We followed this advice, found one part missing and called Harbor Freight to ask for a replacement. They told us they would call us back later when they found one. We started building with the impression that we would hear back in a few hours, but after four or five had passed we decided to call them back. The person I spoke to on the second call said they had to talk to corporate and the soonest we’d have a part is the following Monday (this was on a Saturday).
Since I needed to get this thing home and my brother probably didn’t want me using two stalls of his garage for the next few days, we had to find another solution.
Fortunately my brother knows a lot of people who know how to get things done, and after a short trip to Luther’s shop we had a better-than-original replacement for the missing part.
Had Luther not been available to us, this story would have ended a lot sooner (and would have necessitated a sequel).
It’s worth mentioning that Harbor Freight never did call back, and I still don’t have a replacement for the missing part (but I like Luther’s better anyhow). Do yourself a favor and don’t start this project until you have all the parts in-hand.
Get some help
You could probably build this yourself with the right assortment of jacks, stands, etc. but it goes a lot faster and smoother with an extra set (or two) of hands. Also, the entire trailer weighs around 275 pounds when assembled and even some of the individual parts are quite heavy. It’s not hard to imagine that you could get yourself stuck or hurt putting the thing together alone, and few things are more embarrassing than getting pinned under your own project until someone happens to find you.
If you look at other people’s builds, the assembly time ranges anywhere from six hours to a couple days,t hat’s quite a range. It’s not hard to see how it could take days doing it by yourself, especially if you’ve never done something like this before. A few parts runs, or any amount of re-work and the time adds up. Add to that the fatigue and frustration that comes from doing it all alone and you can see how having a friend or two who can share the load, work in parallel and laugh along with the mistakes can make a big difference.
Book some time
As mentioned above the amount of time it takes to build this trailer varies wildly, but unless you’ve built one before, plan on at least an entire day.
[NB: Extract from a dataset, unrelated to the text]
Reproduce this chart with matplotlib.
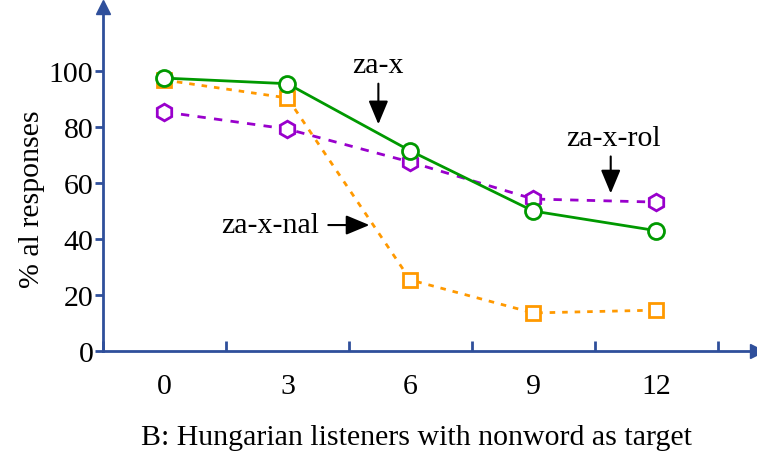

In our case it took about 8 hours of work and 12 hours of time (travel, food, parts runs, swearing, etc.). I was also working with two people who have a lot more experience than I do with this type of project, so if you are the expert among your crew, plan accordingly.
Plan on adding a deck
Something I didn’t plan on doing immediately was adding a deck to the trailer. The kit doesn’t include this and I thought I could transport the trailer from my brother’s house to my home without it to save some time on build day. However, my friend Justin (not to be confused with my brother Justin) pointed out that due to the folding nature of the trailer (as well as the bolt-together construction) the deck is really important to the structural integrity of the thing and I probably shouldn’t be hauling it around without one.
There isn’t much to the deck, just a sheet of plywood (4” x 8′ x 1/2″ treated in this my case) but it has to be transported, cut, drilled and bolted-on, which adds some time and cost to the project.
If you’re building the trailer at home this is something that can be put-off to another day, but if you plan on taking the trailer on the road, reserve the time and money to put some sort of deck on it.
Re-pack the bearings
The wheel bearings that come with the trailer are alright, but the factory lubrication is piss-poor. Plan on repacking these yourself (and if you don’t know what repacking a wheel bearing is, learn about that before you start building).
Both of the Justin’s agree: the wheel bearings are the most likely thing to fail on this trailer. It’s a good idea to learn how to maintain them before you get started.
Don’t follow the wiring directions
A lot of people report having problems with the electrical part of the build. Most of these problems can be attributed to relying on the trailer itself to provide a ground connection for the lights. Since the trailer folds (among other things), it doesn’t conduct electricity reliably from end-to-end, so you’re better off picking up a spool of wire and using that to make the necessary ground connection between the wiring harness and the lights.
Some have said the 20 gauge wire included with the kit to be inadequate, but based on the loads it should be fine. I went with 20 gauge for the ground wire, and we’ll see how well it holds up. 100′ can be made to work but I recommend buying 200′ to give you some breathing room (this will be necessary if you plan on using the folding feature of the trailer).
Since I didn’t have enough ground wire to connect the running lights the day of the build, I ran everything down one side of the frame “buss-style”. I think this will make it easier to manage the wire when folding the trailer and if nothing else it makes for fewer places to look when the wiring inevitably acts-up.
To keep things simple during the initial build day, I used zip-ties to fasten the wire directly to the frame. I plan on improving this with some wire loom and bolted-down loop fasteners, but this is something I could do at home later.
These were the major things that came up on build day. There’s a lot more to know if you’re interested in this trailer and I recommend reading and watching as much as you can online before you decide to pick one up. I’ve had it now for a month or so and it’s worked very well. Overall the quality of the parts is impressive for the cost, and between the low-cost and popularity of the unit it’s very “hackable”, and there’s a lot of people doing fun and interesting things using this little trailer as a starting point.
For me it’s been perfect for doing the one thing I needed it for which is hauling three small kayaks. That and perhaps some lumber hauling will probably be all the action it sees this season, but perhaps something more ambitious will come in the future.
Thanks Bud, Pops and Luther for your help during he build and thank-you Justin (the other one) for sharing tips from your experience building & customizing one of these trailers.